Ein letztes Aufbäumen der Zentralbank
Als im August die türkische Zentralbank in ihrer Not im Kampf gegen die Inflation den Leitzins für einwöchige Bank-Darlehen von bereits stolzen 17,75 % auf 24 erhöhte, war Schluss mit Erdogans Zurückhaltung. Seine „Geduld mit der Zentralbank“ habe ihre Grenzen, befand der selbsternannte Wirtschaftsexperte, der zuvor die Senkung der Zinsen gefordert hatte, ohne auch nur einen Gedanken daran zu verschwenden, dass niedrige Zinsen noch mehr Lira auf den Markt schwemmen und damit den Kurs weiter unter Druck bringen müssten.
In der Türkei aktive Unternehmen sollen nun in einem ersten Schritt die Preise ihrer Produkte um pauschal zehn Prozent senken. Mit der Bauernschläue von Trickdieben haben die Sippenführer des Erdogan-Clans dabei gegenwärtig vor allem jene Produkte im Visier, die zur Berechnung des Warenkorbes herangezogen werden. Denn, so die Idee, damit lässt sich vorgeblich die Statistik betrügen – vermutlich rechnen die Herren wie jene geschmähten Milchmädchen: Aus 17 Prozent Inflation macht man bei einer generellen Warenkorbpreissenkung von zehn Prozent am Ende eine Inflationsrate von nur noch 7 %. Und schon die die Welt wieder halbwegs in Ordnung und das Vertrauen der irritierten Finanzinvestoren wieder hergestellt.
Die Bauernschläue der Trickdiebe
Wie wenig funktionabel eine solche Idee ist, scheint den Clanchefs dabei nicht bewusst zu sein. Nicht nur, dass kaum jemand bereit sein wird, seinen ohnehin schon schmalen Gewinn ohne jegliche Gegenleistung der Staatsführung zu schenken – ein nunmehr unvermeidbares Zwangsdiktat wird das türkische Wirtschaftssystem ins Chaos stürzen. Die staatseigenen Betriebe sind bereits zwangsverpflichtet. Sie werden sich der ordre du mufti nicht entziehen können, nun entweder defizitär produzieren oder sich ihre Defizite mit noch mehr gedruckten Lira ausgleichen lassen müssen und so die Inflation weiter beflügeln.
Venezuela hat es vorgemacht
Was wir in der Türkei derzeit sehen, ist eine gezielte Zerstörung der wirtschaftlichen Grundlagen des Landes zwischen den Meeren. Wohin dieses führt, hat jüngst der von Linkspopulisten aka Sozialisten vernichtete, reiche Staat Venezuela vorgelebt: Preisdiktat, Zwangswirtschaft, Versorgungsmangel; Chaos und de facto Zusammenbruch des Staatswesens und jeglicher staatlichen Ordnung.

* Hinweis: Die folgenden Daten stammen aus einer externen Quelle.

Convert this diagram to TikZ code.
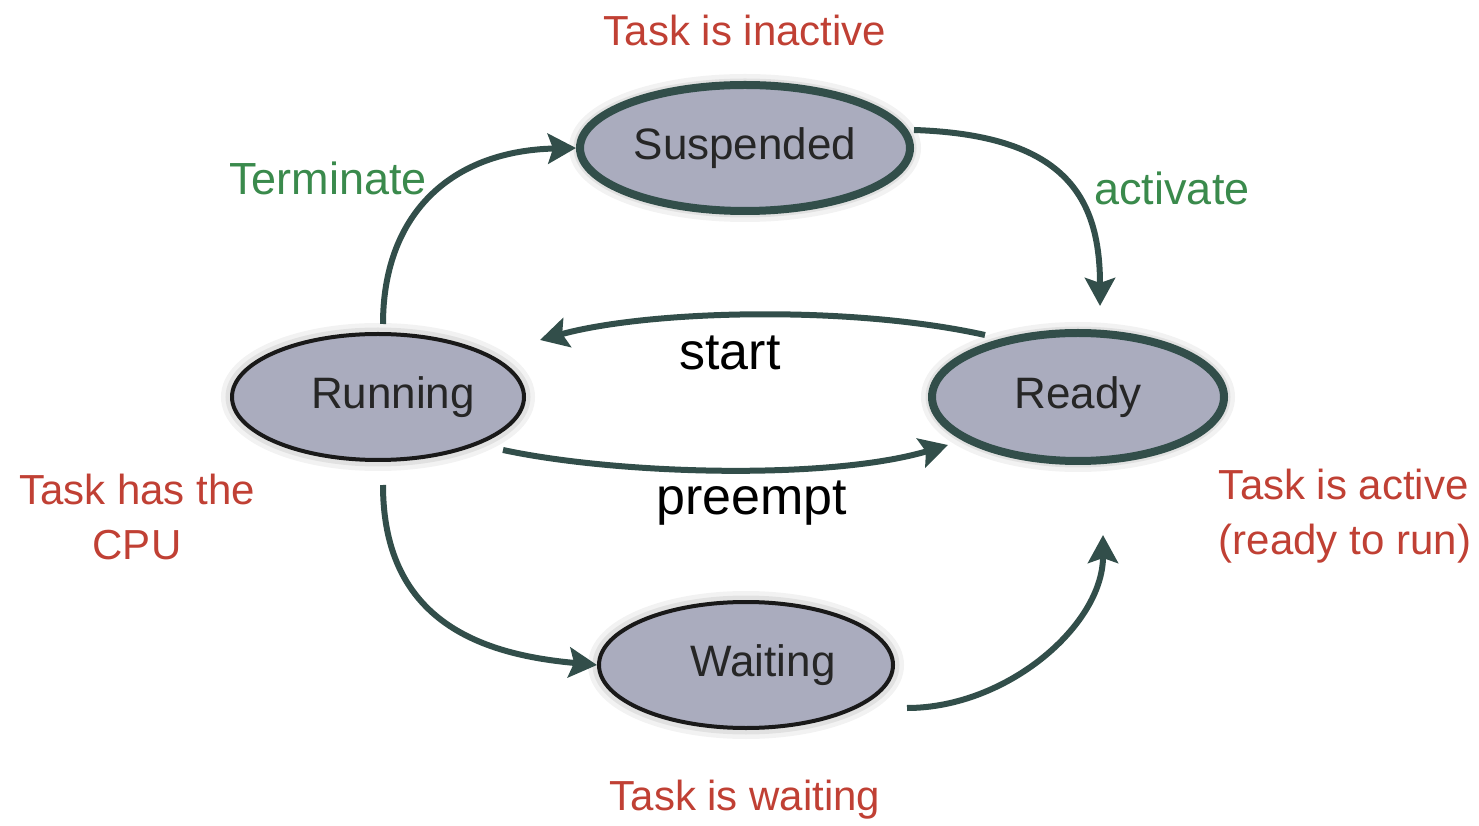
\documentclass[tikz,border=0pt]{standalone}
\usepackage{fontspec}
\setmainfont{Liberation Sans}
\usetikzlibrary{arrows.meta,shapes.geometric}
\definecolor{edge}{RGB}{50,78,74}
\definecolor{fillc}{RGB}{170,172,190}
\definecolor{redt}{RGB}{192,64,52}
\definecolor{greent}{RGB}{58,138,76}
\begin{document}
\begin{tikzpicture}[x=1pt,y=1pt,
 state/.style={ellipse, fill=fillc, inner sep=0pt, text=black!85, font=\fontsize{44}{50}\selectfont,
   preaction={draw=black, draw opacity=.05, line width=22pt},
   preaction={draw=black, draw opacity=.07, line width=13pt}},
 active/.style={state, draw=edge, line width=8pt},
 passive/.style={state, draw=black!90, line width=4pt},
 arr/.style={draw=edge, line width=6pt, -{Stealth[length=28pt,width=30pt,inset=5pt]}},
 redlab/.style={text=redt, font=\fontsize{42}{55}\selectfont},
 grnlab/.style={text=greent, font=\fontsize{45}{50}\selectfont},
 blklab/.style={text=black, font=\fontsize{52}{60}\selectfont}]
\useasboundingbox (0,0) rectangle (1479,825);
\node[active, minimum width=330pt, minimum height=126pt] (susp) at (745,677) {Suspended};
\node[passive, minimum width=292pt, minimum height=126pt] (run) at (378,428) {\hspace*{30pt}Running};
\node[active, minimum width=292pt, minimum height=128pt] (ready) at (1078,428) {Ready};
\node[passive, minimum width=294pt, minimum height=126pt] (wait) at (746,160) {\hspace*{34pt}Waiting};

\node[redlab] (l1) at (745,795) {Task is inactive};
\node[grnlab] (l2) at (328,647) {Terminate};
\node[grnlab] (l3) at (1172,637) {activate};
\node[blklab] (l4) at (730,472) {start};
\node[blklab] (l5) at (752,322) {preempt};
\node[redlab, align=center] (l6) at (137,308) {Task has the\\CPU};
\node[redlab, align=left] (l7) at (1345,309) {Task is active\\(ready to run)};
\node[redlab] (l8) at (745,25) {Task is waiting};

\draw[arr] ([xshift=5pt,yshift=8pt]run.north) .. controls +(0,107) and +(-128,-3) .. (susp.west);
\draw[arr] ([yshift=18pt]susp.east) .. controls +(150,-5) and +(0,110) .. ([xshift=22pt,yshift=23pt]ready.north);
\draw[arr] ([xshift=-93pt,yshift=62pt]ready.center) .. controls +(-135,30) and +(110,30) .. ([xshift=162pt,yshift=57pt]run.center);
\draw[arr] ([xshift=125pt,yshift=-53pt]run.center) .. controls +(117,-25) and +(-118,-35) .. ([xshift=-130pt,yshift=-48pt]ready.center);
\draw[arr] ([xshift=5pt,yshift=-23pt]run.south) .. controls +(0,-140) and +(-110,10) .. (wait.west);
\draw[arr] ([xshift=12pt,yshift=-43pt]wait.east) .. controls +(100,0) and +(0,-90) .. ([xshift=25pt,yshift=-70pt]ready.south);
\end{tikzpicture}
\end{document}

Der Weg von Neu-Osmanien scheint vorgezeichnet – Dank seiner sich als unfehlbar empfindenden Führung mit Volldampf in die Gruppe der als „failed states“ bezeichneten Systeme.
Es sei denn, Erdogans Allah hätte am Ende doch noch ein Einsehen und würde seinen Mentor entweder mit den Schätzen aus Aladins Räuberhöhle beglücken oder ihn gleich einstmals jenem Mohammed aus der Wüste Arabiens als Verbalinspiration über Nacht mit den Mechanismen der Wirtschaft vertraut machen. Wobei – letzteres ist leider auszuschließen, da Mohammed erklärtermaßen der letzte Mensch gewesen ist, der das Vergnügen eines unmittelbaren Kontaktes mit Allah hatte. Und bei der Schatzhöhle dürfte es heute mit einem dahin gemurmelten „Simsalabim“ auch nicht mehr getan sein.